The exercise -> In the lines below, output everything from the first line through the line containing "6.5, 6.75, 7];" exactly as it is. Pictures are not part of the output.

[Begin]

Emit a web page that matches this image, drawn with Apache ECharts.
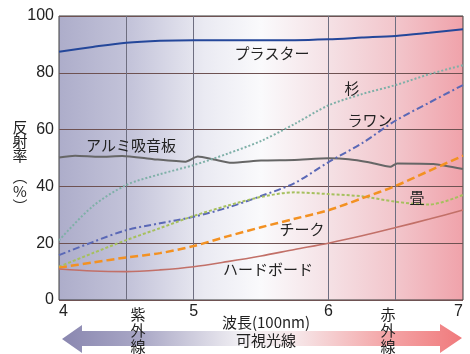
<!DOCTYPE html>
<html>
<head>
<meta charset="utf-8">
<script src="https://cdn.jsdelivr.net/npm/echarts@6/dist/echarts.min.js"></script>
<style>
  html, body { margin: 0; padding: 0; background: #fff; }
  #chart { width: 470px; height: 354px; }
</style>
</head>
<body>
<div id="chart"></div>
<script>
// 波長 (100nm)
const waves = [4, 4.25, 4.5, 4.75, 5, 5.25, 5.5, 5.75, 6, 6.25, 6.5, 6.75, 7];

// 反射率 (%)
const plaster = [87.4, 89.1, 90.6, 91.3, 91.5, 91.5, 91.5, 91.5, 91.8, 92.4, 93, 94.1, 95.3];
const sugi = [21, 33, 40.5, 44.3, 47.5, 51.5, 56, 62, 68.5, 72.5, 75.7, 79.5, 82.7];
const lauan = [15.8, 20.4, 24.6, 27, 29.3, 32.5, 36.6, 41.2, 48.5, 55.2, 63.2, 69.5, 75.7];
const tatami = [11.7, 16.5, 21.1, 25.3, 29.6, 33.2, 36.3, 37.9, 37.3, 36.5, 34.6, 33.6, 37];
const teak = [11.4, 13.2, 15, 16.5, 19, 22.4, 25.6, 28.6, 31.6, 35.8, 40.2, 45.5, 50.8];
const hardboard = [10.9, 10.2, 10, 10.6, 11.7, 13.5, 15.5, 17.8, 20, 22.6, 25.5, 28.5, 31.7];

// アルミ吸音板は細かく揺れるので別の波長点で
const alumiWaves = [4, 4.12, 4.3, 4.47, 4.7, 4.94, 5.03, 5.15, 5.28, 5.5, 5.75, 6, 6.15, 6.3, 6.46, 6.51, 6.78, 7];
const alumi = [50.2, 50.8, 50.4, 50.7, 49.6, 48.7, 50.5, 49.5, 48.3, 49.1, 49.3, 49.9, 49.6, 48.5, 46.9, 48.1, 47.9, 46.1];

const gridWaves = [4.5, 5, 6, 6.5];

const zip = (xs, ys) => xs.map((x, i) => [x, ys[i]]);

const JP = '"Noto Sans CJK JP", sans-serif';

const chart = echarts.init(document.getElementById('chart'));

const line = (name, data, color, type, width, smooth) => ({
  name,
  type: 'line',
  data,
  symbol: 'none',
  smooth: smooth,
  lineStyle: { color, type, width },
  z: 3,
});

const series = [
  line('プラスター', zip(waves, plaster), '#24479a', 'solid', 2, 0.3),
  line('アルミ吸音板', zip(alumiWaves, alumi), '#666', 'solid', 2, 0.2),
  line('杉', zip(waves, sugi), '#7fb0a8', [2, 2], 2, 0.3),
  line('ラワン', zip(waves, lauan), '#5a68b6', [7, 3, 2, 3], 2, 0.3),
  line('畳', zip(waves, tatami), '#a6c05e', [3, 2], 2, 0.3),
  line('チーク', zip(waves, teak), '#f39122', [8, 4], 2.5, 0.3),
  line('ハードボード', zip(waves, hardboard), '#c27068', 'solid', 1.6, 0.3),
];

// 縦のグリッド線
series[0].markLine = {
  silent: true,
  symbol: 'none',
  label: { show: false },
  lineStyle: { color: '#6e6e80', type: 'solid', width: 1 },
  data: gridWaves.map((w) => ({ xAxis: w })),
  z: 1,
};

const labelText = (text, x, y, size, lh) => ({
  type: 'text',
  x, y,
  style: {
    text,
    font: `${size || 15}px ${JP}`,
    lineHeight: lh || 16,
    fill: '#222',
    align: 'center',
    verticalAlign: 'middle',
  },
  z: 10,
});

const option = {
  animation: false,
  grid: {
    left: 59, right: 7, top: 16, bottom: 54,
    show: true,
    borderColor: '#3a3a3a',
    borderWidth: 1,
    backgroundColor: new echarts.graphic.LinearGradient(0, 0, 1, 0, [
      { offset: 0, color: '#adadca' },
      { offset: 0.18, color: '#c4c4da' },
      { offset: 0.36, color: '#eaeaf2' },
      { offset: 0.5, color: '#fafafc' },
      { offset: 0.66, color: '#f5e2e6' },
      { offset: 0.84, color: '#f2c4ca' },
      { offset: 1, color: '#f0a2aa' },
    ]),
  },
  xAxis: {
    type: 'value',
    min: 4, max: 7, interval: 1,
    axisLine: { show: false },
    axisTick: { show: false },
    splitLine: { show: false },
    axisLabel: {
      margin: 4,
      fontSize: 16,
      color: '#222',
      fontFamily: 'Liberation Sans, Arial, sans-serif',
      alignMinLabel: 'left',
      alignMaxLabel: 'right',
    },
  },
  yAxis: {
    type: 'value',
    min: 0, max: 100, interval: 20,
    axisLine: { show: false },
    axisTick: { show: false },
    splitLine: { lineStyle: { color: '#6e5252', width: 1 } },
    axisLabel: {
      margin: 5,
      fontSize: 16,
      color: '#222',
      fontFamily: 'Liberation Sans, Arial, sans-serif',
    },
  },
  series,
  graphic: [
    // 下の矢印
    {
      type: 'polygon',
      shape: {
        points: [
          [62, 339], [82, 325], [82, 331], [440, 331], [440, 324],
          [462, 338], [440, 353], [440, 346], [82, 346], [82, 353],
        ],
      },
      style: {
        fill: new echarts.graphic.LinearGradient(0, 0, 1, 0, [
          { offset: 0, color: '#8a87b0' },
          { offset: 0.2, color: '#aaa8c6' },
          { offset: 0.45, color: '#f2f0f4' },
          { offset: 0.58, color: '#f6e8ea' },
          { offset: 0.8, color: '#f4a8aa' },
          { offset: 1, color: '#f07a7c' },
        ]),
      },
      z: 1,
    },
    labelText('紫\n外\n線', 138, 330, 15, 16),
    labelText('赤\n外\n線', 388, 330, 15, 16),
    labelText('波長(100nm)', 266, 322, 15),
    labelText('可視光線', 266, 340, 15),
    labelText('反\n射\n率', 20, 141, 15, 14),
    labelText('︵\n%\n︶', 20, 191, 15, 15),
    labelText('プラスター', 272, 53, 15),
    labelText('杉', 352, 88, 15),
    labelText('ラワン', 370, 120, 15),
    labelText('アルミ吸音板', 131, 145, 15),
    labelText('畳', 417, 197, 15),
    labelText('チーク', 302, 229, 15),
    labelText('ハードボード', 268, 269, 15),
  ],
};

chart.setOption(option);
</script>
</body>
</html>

[End]

Expected answer ->
Emit a web page that matches this image, drawn with Apache ECharts.
<!DOCTYPE html>
<html>
<head>
<meta charset="utf-8">
<script src="https://cdn.jsdelivr.net/npm/echarts@6/dist/echarts.min.js"></script>
<style>
  html, body { margin: 0; padding: 0; background: #fff; }
  #chart { width: 470px; height: 354px; }
</style>
</head>
<body>
<div id="chart"></div>
<script>
// 波長 (100nm)
const waves = [4, 4.25, 4.5, 4.75, 5, 5.25, 5.5, 5.75, 6, 6.25, 6.5, 6.75, 7];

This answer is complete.